- **ROWS**
▼
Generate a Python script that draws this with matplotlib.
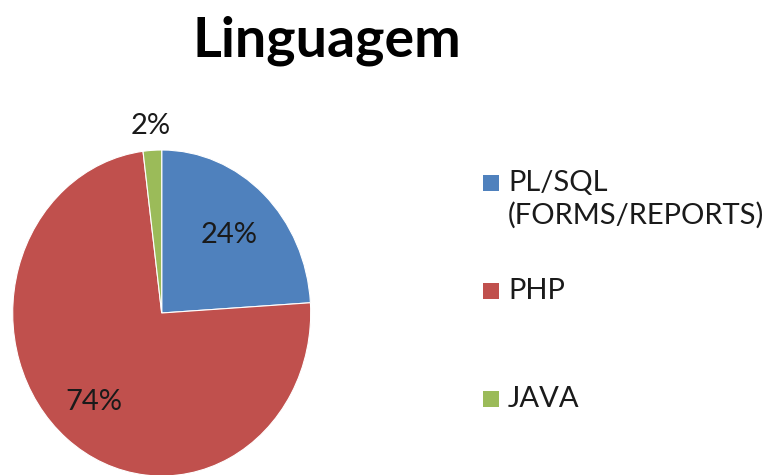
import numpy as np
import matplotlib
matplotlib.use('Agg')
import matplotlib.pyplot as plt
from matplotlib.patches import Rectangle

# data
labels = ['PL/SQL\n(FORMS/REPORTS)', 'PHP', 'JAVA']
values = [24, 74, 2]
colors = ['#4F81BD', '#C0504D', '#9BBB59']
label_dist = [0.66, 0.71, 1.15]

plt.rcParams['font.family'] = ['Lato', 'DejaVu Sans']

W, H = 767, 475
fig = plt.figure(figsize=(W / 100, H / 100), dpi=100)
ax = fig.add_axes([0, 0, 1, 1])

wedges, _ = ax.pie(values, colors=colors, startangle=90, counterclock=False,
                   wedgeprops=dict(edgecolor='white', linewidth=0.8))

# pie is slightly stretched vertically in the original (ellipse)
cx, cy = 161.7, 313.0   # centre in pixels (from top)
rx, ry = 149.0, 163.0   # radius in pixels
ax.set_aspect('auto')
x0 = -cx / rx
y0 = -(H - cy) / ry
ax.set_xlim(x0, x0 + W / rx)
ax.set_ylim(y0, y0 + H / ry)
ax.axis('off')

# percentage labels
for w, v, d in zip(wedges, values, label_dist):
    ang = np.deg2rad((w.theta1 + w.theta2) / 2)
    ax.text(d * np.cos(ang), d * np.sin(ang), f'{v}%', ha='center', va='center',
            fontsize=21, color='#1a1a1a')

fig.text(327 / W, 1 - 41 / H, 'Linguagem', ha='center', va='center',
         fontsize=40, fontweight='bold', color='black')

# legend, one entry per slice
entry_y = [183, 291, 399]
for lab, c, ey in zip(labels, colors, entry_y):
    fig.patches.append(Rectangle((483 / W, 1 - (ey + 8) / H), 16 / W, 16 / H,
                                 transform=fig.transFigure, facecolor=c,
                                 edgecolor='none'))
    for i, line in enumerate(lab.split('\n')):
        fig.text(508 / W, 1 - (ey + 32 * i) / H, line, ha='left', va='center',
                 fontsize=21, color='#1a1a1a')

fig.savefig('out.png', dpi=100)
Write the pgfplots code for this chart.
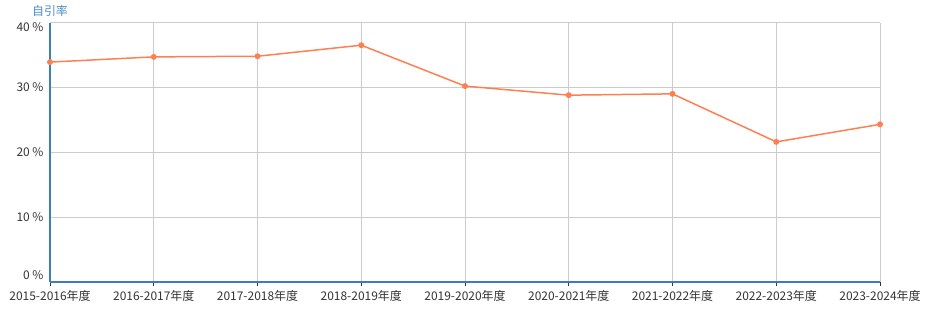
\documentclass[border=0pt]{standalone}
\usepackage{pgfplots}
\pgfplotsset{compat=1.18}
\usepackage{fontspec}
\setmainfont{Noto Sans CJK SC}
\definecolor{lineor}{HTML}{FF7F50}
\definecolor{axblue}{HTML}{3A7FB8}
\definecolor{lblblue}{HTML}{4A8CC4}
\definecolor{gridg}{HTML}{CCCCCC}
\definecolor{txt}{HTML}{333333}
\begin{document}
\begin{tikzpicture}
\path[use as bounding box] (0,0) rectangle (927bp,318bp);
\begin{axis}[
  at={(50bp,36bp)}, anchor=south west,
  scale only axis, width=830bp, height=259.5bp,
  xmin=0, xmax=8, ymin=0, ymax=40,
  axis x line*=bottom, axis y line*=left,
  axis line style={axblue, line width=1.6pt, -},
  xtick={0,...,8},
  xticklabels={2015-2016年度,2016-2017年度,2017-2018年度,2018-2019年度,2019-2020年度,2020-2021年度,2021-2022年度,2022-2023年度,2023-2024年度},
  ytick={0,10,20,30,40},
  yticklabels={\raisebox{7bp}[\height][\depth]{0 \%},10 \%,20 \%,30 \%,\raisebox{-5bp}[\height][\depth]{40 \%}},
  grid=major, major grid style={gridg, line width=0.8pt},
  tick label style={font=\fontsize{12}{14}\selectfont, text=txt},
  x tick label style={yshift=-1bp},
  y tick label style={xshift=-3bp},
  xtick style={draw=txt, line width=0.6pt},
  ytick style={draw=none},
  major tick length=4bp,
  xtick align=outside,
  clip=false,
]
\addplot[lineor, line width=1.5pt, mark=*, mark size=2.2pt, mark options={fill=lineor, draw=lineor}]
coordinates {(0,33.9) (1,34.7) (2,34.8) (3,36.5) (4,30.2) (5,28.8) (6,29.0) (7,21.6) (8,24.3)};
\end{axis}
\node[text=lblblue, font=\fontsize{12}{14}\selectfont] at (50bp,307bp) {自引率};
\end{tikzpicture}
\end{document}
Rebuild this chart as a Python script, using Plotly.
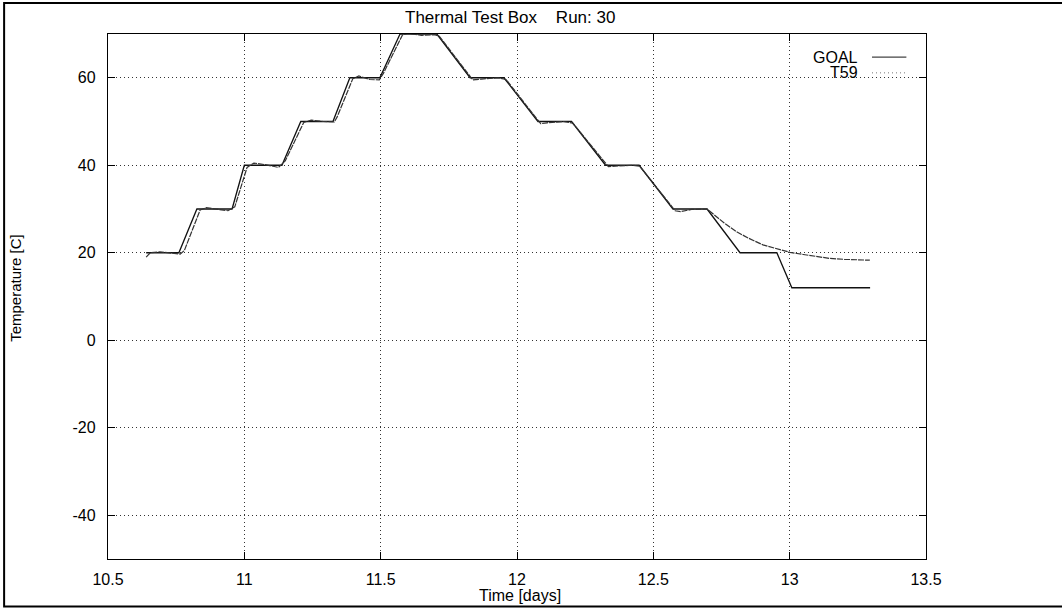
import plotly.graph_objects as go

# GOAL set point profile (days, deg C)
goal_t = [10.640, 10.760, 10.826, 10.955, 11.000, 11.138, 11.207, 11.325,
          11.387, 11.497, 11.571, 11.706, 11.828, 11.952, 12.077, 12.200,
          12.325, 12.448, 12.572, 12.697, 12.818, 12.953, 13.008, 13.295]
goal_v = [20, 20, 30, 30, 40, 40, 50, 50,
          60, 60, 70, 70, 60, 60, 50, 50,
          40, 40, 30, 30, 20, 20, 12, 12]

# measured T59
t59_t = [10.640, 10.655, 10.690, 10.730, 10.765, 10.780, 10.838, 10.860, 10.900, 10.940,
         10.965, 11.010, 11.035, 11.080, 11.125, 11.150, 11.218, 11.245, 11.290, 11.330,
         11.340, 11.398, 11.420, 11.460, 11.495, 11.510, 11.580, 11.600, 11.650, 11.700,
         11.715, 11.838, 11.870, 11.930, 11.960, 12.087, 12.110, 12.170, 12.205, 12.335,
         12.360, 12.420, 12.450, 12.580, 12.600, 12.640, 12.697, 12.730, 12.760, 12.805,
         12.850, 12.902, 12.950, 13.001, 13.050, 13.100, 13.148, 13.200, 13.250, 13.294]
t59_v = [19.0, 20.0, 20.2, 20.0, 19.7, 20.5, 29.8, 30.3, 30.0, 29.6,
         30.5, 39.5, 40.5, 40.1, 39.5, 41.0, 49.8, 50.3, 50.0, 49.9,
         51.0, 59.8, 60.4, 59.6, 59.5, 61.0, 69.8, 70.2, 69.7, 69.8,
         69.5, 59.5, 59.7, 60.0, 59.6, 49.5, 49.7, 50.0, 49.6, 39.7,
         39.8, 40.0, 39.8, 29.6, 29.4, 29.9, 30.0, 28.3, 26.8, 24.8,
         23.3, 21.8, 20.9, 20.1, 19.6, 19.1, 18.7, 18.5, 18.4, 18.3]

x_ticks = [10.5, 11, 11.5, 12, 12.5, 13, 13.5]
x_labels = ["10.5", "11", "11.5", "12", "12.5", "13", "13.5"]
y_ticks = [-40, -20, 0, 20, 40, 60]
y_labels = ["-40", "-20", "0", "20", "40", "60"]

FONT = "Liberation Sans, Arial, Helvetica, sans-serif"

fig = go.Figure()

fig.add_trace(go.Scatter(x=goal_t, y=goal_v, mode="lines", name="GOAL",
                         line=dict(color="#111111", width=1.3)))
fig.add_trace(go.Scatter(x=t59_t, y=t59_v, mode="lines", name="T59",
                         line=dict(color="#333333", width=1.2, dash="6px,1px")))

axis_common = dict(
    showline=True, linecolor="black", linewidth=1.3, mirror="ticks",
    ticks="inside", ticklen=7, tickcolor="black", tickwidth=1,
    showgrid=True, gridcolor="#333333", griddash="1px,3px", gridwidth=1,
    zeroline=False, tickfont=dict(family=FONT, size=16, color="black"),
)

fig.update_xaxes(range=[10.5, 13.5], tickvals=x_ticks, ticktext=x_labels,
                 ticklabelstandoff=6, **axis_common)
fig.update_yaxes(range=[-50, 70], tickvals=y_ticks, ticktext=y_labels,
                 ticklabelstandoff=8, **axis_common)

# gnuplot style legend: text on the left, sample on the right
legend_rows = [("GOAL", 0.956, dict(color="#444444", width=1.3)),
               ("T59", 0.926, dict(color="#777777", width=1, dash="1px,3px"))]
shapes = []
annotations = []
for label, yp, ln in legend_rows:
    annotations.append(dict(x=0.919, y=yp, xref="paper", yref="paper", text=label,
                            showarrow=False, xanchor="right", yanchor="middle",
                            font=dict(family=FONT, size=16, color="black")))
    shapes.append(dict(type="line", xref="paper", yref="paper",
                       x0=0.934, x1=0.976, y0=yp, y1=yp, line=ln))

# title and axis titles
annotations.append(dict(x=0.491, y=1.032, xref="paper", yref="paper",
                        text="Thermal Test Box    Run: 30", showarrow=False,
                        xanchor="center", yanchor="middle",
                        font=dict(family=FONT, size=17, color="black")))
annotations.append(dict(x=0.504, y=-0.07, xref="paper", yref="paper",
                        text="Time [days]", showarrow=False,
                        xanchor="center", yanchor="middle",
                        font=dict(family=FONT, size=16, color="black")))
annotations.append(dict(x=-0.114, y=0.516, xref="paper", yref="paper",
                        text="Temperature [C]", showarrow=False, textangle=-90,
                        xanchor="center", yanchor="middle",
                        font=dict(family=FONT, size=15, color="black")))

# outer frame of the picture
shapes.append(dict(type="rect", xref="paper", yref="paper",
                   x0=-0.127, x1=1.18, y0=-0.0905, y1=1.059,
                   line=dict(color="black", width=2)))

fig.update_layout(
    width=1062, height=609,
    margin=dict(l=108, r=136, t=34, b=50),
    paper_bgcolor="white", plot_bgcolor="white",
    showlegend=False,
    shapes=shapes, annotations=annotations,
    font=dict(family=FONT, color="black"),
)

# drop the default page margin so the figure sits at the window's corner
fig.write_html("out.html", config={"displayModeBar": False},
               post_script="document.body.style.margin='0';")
▲
- **GOAL OF THE EXERCISE**
Begin at the first line of the data above and repeat each line exactly, stopping after the line containing "wedgeprops=dict(edgecolor='white', linewidth=0.8))". Omit the pictures.

- **REPLY TO THE EXERCISE**
Generate a Python script that draws this with matplotlib.
import numpy as np
import matplotlib
matplotlib.use('Agg')
import matplotlib.pyplot as plt
from matplotlib.patches import Rectangle

# data
labels = ['PL/SQL\n(FORMS/REPORTS)', 'PHP', 'JAVA']
values = [24, 74, 2]
colors = ['#4F81BD', '#C0504D', '#9BBB59']
label_dist = [0.66, 0.71, 1.15]

plt.rcParams['font.family'] = ['Lato', 'DejaVu Sans']

W, H = 767, 475
fig = plt.figure(figsize=(W / 100, H / 100), dpi=100)
ax = fig.add_axes([0, 0, 1, 1])

wedges, _ = ax.pie(values, colors=colors, startangle=90, counterclock=False,
                   wedgeprops=dict(edgecolor='white', linewidth=0.8))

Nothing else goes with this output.